Big news out of the Federal Highway Administration (FHWA) last week!
On October 7, 2015, the agency announced that it is proposing revisions to current oversight policies that could have a huge impact on how roads are designed in communities. To encourage the design of roads that are more in line with the social, economic, and environmental needs of communities, these revisions will reduce the number of Controlling Design Criteria - from 13 to 2 - for roads designed for speeds of less than 50 mph.
“This proposed policy change will give states and communities the opportunity to be more innovative in designing their local projects,” said U.S. Transportation Secretary Anthony Foxx. “It will help us to build more quality projects that will not only provide more travel options for people, but also support and unite communities across America.”
What are “Controlling Design Criteria”?
To fully understand the significance of this announcement, it is important to understand what CDCs are and how they relate to design standards.
Road design is a complex process, involving trade-offs between safety, community and environmental impacts, and project costs. All roads in the US are designed using an assortment of design manuals at the federal, state, and local level. The ultimate standard reference is the American Association of State Highway and Transportation Officials’ (AASHTO) A Policy on Geometric Design of Highways and Streets, which is commonly referred to as the “Green Book.”
Technically, engineers are only required to follow the Green Book for federally funded projects on the National Highway System, which makes up only 4% of our country’s roads. But the use and impact of this manual extends well beyond these roads. Since few communities have the will or resources to create their own manuals, and since state DOT manuals are based largely on the Green Book, it has essentially become the default guide for roadway design around the country.
In 1985, FHWA established 13 controlling design criteria because of their perceived impact on operations and safety. These applied to all projects, regardless of the road’s function or community context.
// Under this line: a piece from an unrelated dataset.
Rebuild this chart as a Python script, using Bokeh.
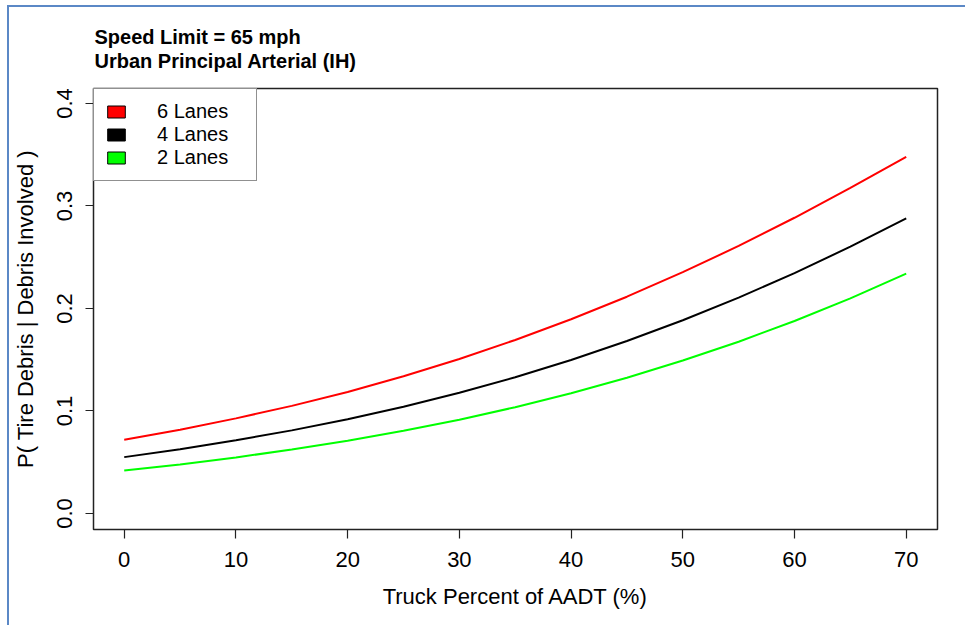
from bokeh.plotting import figure
from bokeh.models import (Range1d, FixedTicker, PrintfTickFormatter, Legend,
                          LegendItem, ColumnDataSource)
from bokeh.embed import file_html
from bokeh.resources import INLINE

# ---- data ----
truck_pct = [0, 5, 10, 15, 20, 25, 30, 35, 40, 45, 50, 55, 60, 65, 70]
p_6_lanes = [0.072, 0.0818, 0.0928, 0.1050, 0.1186, 0.1339, 0.1507, 0.1693,
             0.1895, 0.2115, 0.2354, 0.2610, 0.2885, 0.3177, 0.348]
p_4_lanes = [0.055, 0.0627, 0.0714, 0.0811, 0.0920, 0.1042, 0.1178, 0.1329,
             0.1498, 0.1683, 0.1885, 0.2106, 0.2345, 0.2603, 0.288]
p_2_lanes = [0.042, 0.0479, 0.0547, 0.0624, 0.0710, 0.0807, 0.0915, 0.1037,
             0.1173, 0.1325, 0.1492, 0.1676, 0.1878, 0.2099, 0.234]

x_ticks = [0, 10, 20, 30, 40, 50, 60, 70]
y_ticks = [0.0, 0.1, 0.2, 0.3, 0.4]
lane_labels = ["6 Lanes", "4 Lanes", "2 Lanes"]
lane_colors = ["#ff0000", "#000000", "#00ff00"]
series = [p_6_lanes, p_4_lanes, p_2_lanes]

title_line1 = "Speed Limit = 65 mph"
title_line2 = "Urban Principal Arterial (IH)"
x_title = "Truck Percent of AADT (%)"
y_title = "P( Tire Debris | Debris Involved )"

FONT = "Liberation Sans"
DARK = "#222222"

p = figure(width=958, height=620, output_backend="svg", toolbar_location=None,
           x_range=Range1d(-2.75, 72.8), y_range=Range1d(-0.0156, 0.4146),
           min_border_left=84, min_border_right=30, min_border_top=81,
           min_border_bottom=98)

p.styles = {"margin-left": "7px", "margin-top": "5px",
            "border-left": "2px solid #5b88c6", "border-top": "2px solid #5b88c6"}

p.xgrid.visible = False
p.ygrid.visible = False
p.outline_line_color = DARK
p.outline_line_width = 1.5
p.background_fill_color = "white"
p.border_fill_color = "white"

# two-line title
p.title.text = title_line1 + "\n" + title_line2
p.title.align = "left"
p.title.offset = 1
p.title.text_font = FONT
p.title.text_font_size = "20px"
p.title.text_font_style = "bold"
p.title.text_color = "black"
p.title.text_line_height = 1.13
p.title.standoff = 32

# axes
for ax in (p.xaxis[0], p.yaxis[0]):
    ax.axis_line_color = None
    ax.major_tick_line_color = DARK
    ax.major_tick_line_width = 1.2
    ax.major_tick_in = 0
    ax.minor_tick_line_color = None
    ax.major_label_text_font = FONT
    ax.major_label_text_font_size = "22px"
    ax.major_label_text_color = "black"
    ax.axis_label_text_font = FONT
    ax.axis_label_text_font_size = "22px"
    ax.axis_label_text_font_style = "normal"
    ax.axis_label_text_color = "black"

p.xaxis.ticker = FixedTicker(ticks=x_ticks)
p.xaxis.major_tick_out = 9
p.xaxis.major_label_standoff = 13
p.xaxis.axis_label = x_title
p.xaxis.axis_label_standoff = 14

p.yaxis.ticker = FixedTicker(ticks=y_ticks)
p.yaxis.formatter = PrintfTickFormatter(format="%.1f")
p.yaxis.major_tick_out = 8
p.yaxis.major_label_orientation = "vertical"
p.yaxis.major_label_standoff = 13
p.yaxis.axis_label = y_title
p.yaxis.axis_label_standoff = 17

# curves
for vals, col in zip(series, lane_colors):
    src = ColumnDataSource(dict(x=truck_pct, y=vals))
    p.line("x", "y", source=src, line_color=col, line_width=2)

# legend swatches (renderers with no drawable data, only used by the legend)
nan = float("nan")
items = []
for lab, col in zip(lane_labels, lane_colors):
    src = ColumnDataSource(dict(l=[nan], r=[nan], t=[nan], b=[nan]))
    r = p.quad(left="l", right="r", top="t", bottom="b", source=src,
               fill_color=col, line_color="black", line_width=1)
    items.append(LegendItem(label=lab, renderers=[r]))

legend = Legend(items=items, location="top_left", margin=0, padding=11,
                spacing=0, glyph_width=22, glyph_height=15, label_standoff=30,
                label_height=20, label_width=88,
                label_text_font=FONT, label_text_font_size="20px",
                label_text_color="black",
                border_line_color=DARK, border_line_width=1.5,
                background_fill_color="white", background_fill_alpha=1.0)
p.add_layout(legend)

open("out.html", "w").write(file_html(p, INLINE))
To ensure consistency in federally-funded road design, FHWA also created a design oversight process that includes special documentation - called Design Exceptions - for designs that cannot achieve one or more of the standards. However, since the Green Book contains over 500 pages of design guidance, FHWA’s move to prioritize 13 of these to Controlling Design Criteria made sense at the time, but it had several unintended consequences.
Fearful of liability, most state and city DOTs discouraged Design Exceptions by making the process difficult and traumatic. While some planners and engineers came to view needing a design exception as an admission of failure, others would go to extreme lengths to ensure that their designs would not require an exception - mistakenly believing that this could expose them to personal liability. Taken together, these concerns led to a culture of ultraconservatism within the field, which in turn led to a surge of over-engineered, community-damaging designs: Trees were cut down, homes relocated, and Main Streets began to look like Interstates.
With these policy changes, however, FHWA is moving even closer to PPS’s vision for “place-led design,” where communities and transportation agencies jointly create a vision for a place, and then use sound engineering judgment and the flexibility provided in design manuals to create livable, safe, and context-sensitive solutions. These proposed revisions are just the latest in a long list of policy amendments, improved training, and design manuals that have emerged within the last two decades. (PPS has advocated for these principles for many years: See our Guide to Rightsizing Streets as well as our Citizen’s Guide to Better Streets, which offers information and guidelines to help communities work with designers.)
The 85% reduction in the number of CDCs represents a bold step in the shifting of federal culture, from one of rigidity and apprehension to one that promotes openness and flexibility. With only two criteria left - selection of design speed and design-loading structural capacity – designers will face far fewer barriers to creating truly context sensitive design. Other benefits: construction maintenance will be cheaper, and roads will be safer.
“This is truly a landmark moment in the history of road design,” commented Gary Toth, PPS Director of Transportation Initiatives. “I predict that twenty years from now, we will look back at this proposal as triggering the tipping point for sensible Context Sensitive Design.”